---- DATA SEGMENT
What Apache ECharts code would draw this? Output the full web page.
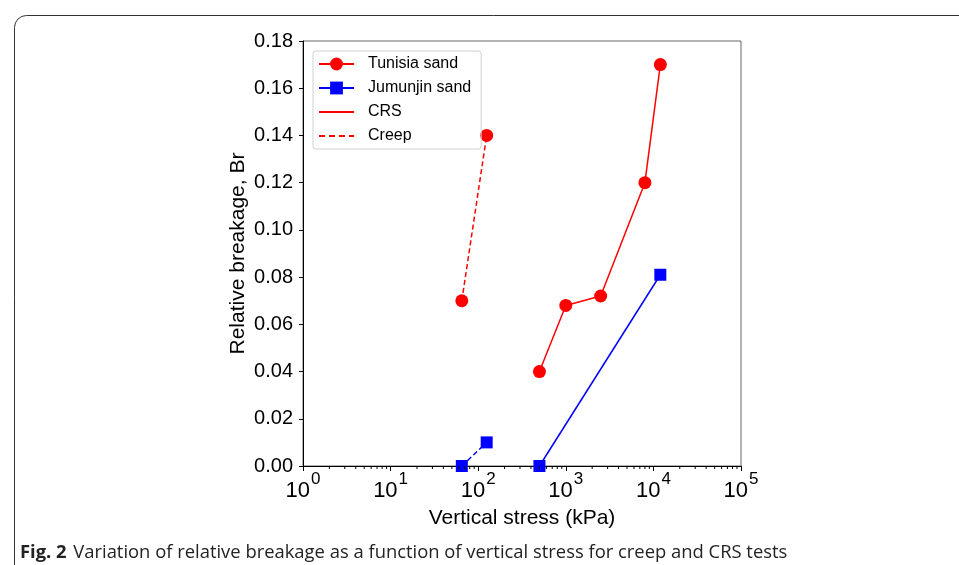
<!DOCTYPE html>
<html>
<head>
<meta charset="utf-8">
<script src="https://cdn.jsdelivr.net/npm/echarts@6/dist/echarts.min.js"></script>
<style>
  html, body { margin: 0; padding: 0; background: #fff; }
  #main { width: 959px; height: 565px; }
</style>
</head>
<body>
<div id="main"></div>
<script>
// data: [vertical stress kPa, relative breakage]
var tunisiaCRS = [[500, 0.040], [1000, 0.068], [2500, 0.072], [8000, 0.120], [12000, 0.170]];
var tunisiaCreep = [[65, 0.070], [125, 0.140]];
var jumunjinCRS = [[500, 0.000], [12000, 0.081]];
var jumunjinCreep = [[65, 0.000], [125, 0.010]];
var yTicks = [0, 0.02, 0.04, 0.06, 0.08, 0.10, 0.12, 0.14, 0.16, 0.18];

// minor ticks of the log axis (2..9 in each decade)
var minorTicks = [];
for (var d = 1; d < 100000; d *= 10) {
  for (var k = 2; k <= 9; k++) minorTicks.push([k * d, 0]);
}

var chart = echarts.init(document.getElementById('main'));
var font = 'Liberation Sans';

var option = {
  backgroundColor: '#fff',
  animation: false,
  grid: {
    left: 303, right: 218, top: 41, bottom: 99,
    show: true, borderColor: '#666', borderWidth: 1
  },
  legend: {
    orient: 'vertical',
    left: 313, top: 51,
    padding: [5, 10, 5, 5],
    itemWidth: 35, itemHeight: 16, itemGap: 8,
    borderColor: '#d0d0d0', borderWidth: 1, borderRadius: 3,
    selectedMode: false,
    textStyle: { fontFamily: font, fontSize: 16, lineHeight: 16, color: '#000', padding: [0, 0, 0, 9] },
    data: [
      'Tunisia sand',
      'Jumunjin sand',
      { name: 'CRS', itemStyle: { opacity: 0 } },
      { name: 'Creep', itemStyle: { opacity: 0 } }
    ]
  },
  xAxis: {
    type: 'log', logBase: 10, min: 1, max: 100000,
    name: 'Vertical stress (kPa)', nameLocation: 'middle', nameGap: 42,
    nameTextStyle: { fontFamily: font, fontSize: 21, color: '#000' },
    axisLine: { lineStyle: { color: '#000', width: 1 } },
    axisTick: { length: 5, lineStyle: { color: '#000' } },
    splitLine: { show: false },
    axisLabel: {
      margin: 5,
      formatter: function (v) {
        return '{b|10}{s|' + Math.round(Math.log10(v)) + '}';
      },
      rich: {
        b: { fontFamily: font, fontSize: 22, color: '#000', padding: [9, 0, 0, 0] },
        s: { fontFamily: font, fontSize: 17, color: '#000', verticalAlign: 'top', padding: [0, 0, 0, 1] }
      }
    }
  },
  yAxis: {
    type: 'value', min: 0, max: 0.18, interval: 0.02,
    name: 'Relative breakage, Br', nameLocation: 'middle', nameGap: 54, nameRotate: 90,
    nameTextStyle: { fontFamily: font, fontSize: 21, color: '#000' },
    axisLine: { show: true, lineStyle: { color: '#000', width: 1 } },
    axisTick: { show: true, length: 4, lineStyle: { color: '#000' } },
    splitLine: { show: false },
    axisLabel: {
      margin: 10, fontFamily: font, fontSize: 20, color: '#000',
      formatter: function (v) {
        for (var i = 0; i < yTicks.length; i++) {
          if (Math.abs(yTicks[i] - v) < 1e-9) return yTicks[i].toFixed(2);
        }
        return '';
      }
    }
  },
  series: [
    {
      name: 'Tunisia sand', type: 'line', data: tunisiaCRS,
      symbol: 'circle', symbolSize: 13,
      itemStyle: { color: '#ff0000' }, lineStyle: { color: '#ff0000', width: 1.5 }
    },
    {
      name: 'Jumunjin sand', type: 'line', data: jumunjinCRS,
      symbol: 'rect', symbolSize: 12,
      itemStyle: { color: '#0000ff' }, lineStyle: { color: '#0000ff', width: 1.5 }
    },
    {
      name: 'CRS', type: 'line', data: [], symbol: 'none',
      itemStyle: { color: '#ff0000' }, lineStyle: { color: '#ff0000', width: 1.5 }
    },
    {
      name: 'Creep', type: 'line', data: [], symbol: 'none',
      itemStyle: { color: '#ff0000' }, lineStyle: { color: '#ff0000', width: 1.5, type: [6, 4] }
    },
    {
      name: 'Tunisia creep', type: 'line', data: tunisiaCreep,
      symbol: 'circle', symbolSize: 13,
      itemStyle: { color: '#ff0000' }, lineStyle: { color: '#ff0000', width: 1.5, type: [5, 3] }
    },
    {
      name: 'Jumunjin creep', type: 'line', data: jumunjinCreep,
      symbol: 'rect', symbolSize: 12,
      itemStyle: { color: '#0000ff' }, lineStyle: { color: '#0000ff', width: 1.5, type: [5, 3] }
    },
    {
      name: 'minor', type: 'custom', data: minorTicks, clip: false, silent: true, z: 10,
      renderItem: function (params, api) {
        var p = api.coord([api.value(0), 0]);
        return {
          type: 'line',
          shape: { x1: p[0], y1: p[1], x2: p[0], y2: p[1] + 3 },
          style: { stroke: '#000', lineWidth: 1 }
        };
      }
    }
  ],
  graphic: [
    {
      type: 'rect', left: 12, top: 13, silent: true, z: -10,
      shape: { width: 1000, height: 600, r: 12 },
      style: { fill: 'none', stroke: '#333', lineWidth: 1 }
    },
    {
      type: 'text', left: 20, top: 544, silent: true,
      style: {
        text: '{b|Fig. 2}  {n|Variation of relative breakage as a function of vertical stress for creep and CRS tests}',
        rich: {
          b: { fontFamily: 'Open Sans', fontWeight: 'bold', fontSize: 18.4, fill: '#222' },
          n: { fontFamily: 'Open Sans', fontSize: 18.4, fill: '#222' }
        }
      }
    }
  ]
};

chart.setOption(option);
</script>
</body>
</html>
--------
- [WORK TO COMPLETE]: Take the data above and repeat it exactly, leaving each picture out.

- [EXPECTED OUTPUT]:
What Apache ECharts code would draw this? Output the full web page.
<!DOCTYPE html>
<html>
<head>
<meta charset="utf-8">
<script src="https://cdn.jsdelivr.net/npm/echarts@6/dist/echarts.min.js"></script>
<style>
  html, body { margin: 0; padding: 0; background: #fff; }
  #main { width: 959px; height: 565px; }
</style>
</head>
<body>
<div id="main"></div>
<script>
// data: [vertical stress kPa, relative breakage]
var tunisiaCRS = [[500, 0.040], [1000, 0.068], [2500, 0.072], [8000, 0.120], [12000, 0.170]];
var tunisiaCreep = [[65, 0.070], [125, 0.140]];
var jumunjinCRS = [[500, 0.000], [12000, 0.081]];
var jumunjinCreep = [[65, 0.000], [125, 0.010]];
var yTicks = [0, 0.02, 0.04, 0.06, 0.08, 0.10, 0.12, 0.14, 0.16, 0.18];

// minor ticks of the log axis (2..9 in each decade)
var minorTicks = [];
for (var d = 1; d < 100000; d *= 10) {
  for (var k = 2; k <= 9; k++) minorTicks.push([k * d, 0]);
}

var chart = echarts.init(document.getElementById('main'));
var font = 'Liberation Sans';

var option = {
  backgroundColor: '#fff',
  animation: false,
  grid: {
    left: 303, right: 218, top: 41, bottom: 99,
    show: true, borderColor: '#666', borderWidth: 1
  },
  legend: {
    orient: 'vertical',
    left: 313, top: 51,
    padding: [5, 10, 5, 5],
    itemWidth: 35, itemHeight: 16, itemGap: 8,
    borderColor: '#d0d0d0', borderWidth: 1, borderRadius: 3,
    selectedMode: false,
    textStyle: { fontFamily: font, fontSize: 16, lineHeight: 16, color: '#000', padding: [0, 0, 0, 9] },
    data: [
      'Tunisia sand',
      'Jumunjin sand',
      { name: 'CRS', itemStyle: { opacity: 0 } },
      { name: 'Creep', itemStyle: { opacity: 0 } }
    ]
  },
  xAxis: {
    type: 'log', logBase: 10, min: 1, max: 100000,
    name: 'Vertical stress (kPa)', nameLocation: 'middle', nameGap: 42,
    nameTextStyle: { fontFamily: font, fontSize: 21, color: '#000' },
    axisLine: { lineStyle: { color: '#000', width: 1 } },
    axisTick: { length: 5, lineStyle: { color: '#000' } },
    splitLine: { show: false },
    axisLabel: {
      margin: 5,
      formatter: function (v) {
        return '{b|10}{s|' + Math.round(Math.log10(v)) + '}';
      },
      rich: {
        b: { fontFamily: font, fontSize: 22, color: '#000', padding: [9, 0, 0, 0] },
        s: { fontFamily: font, fontSize: 17, color: '#000', verticalAlign: 'top', padding: [0, 0, 0, 1] }
      }
    }
  },
  yAxis: {
    type: 'value', min: 0, max: 0.18, interval: 0.02,
    name: 'Relative breakage, Br', nameLocation: 'middle', nameGap: 54, nameRotate: 90,
    nameTextStyle: { fontFamily: font, fontSize: 21, color: '#000' },
    axisLine: { show: true, lineStyle: { color: '#000', width: 1 } },
    axisTick: { show: true, length: 4, lineStyle: { color: '#000' } },
    splitLine: { show: false },
    axisLabel: {
      margin: 10, fontFamily: font, fontSize: 20, color: '#000',
      formatter: function (v) {
        for (var i = 0; i < yTicks.length; i++) {
          if (Math.abs(yTicks[i] - v) < 1e-9) return yTicks[i].toFixed(2);
        }
        return '';
      }
    }
  },
  series: [
    {
      name: 'Tunisia sand', type: 'line', data: tunisiaCRS,
      symbol: 'circle', symbolSize: 13,
      itemStyle: { color: '#ff0000' }, lineStyle: { color: '#ff0000', width: 1.5 }
    },
    {
      name: 'Jumunjin sand', type: 'line', data: jumunjinCRS,
      symbol: 'rect', symbolSize: 12,
      itemStyle: { color: '#0000ff' }, lineStyle: { color: '#0000ff', width: 1.5 }
    },
    {
      name: 'CRS', type: 'line', data: [], symbol: 'none',
      itemStyle: { color: '#ff0000' }, lineStyle: { color: '#ff0000', width: 1.5 }
    },
    {
      name: 'Creep', type: 'line', data: [], symbol: 'none',
      itemStyle: { color: '#ff0000' }, lineStyle: { color: '#ff0000', width: 1.5, type: [6, 4] }
    },
    {
      name: 'Tunisia creep', type: 'line', data: tunisiaCreep,
      symbol: 'circle', symbolSize: 13,
      itemStyle: { color: '#ff0000' }, lineStyle: { color: '#ff0000', width: 1.5, type: [5, 3] }
    },
    {
      name: 'Jumunjin creep', type: 'line', data: jumunjinCreep,
      symbol: 'rect', symbolSize: 12,
      itemStyle: { color: '#0000ff' }, lineStyle: { color: '#0000ff', width: 1.5, type: [5, 3] }
    },
    {
      name: 'minor', type: 'custom', data: minorTicks, clip: false, silent: true, z: 10,
      renderItem: function (params, api) {
        var p = api.coord([api.value(0), 0]);
        return {
          type: 'line',
          shape: { x1: p[0], y1: p[1], x2: p[0], y2: p[1] + 3 },
          style: { stroke: '#000', lineWidth: 1 }
        };
      }
    }
  ],
  graphic: [
    {
      type: 'rect', left: 12, top: 13, silent: true, z: -10,
      shape: { width: 1000, height: 600, r: 12 },
      style: { fill: 'none', stroke: '#333', lineWidth: 1 }
    },
    {
      type: 'text', left: 20, top: 544, silent: true,
      style: {
        text: '{b|Fig. 2}  {n|Variation of relative breakage as a function of vertical stress for creep and CRS tests}',
        rich: {
          b: { fontFamily: 'Open Sans', fontWeight: 'bold', fontSize: 18.4, fill: '#222' },
          n: { fontFamily: 'Open Sans', fontSize: 18.4, fill: '#222' }
        }
      }
    }
  ]
};

chart.setOption(option);
</script>
</body>
</html>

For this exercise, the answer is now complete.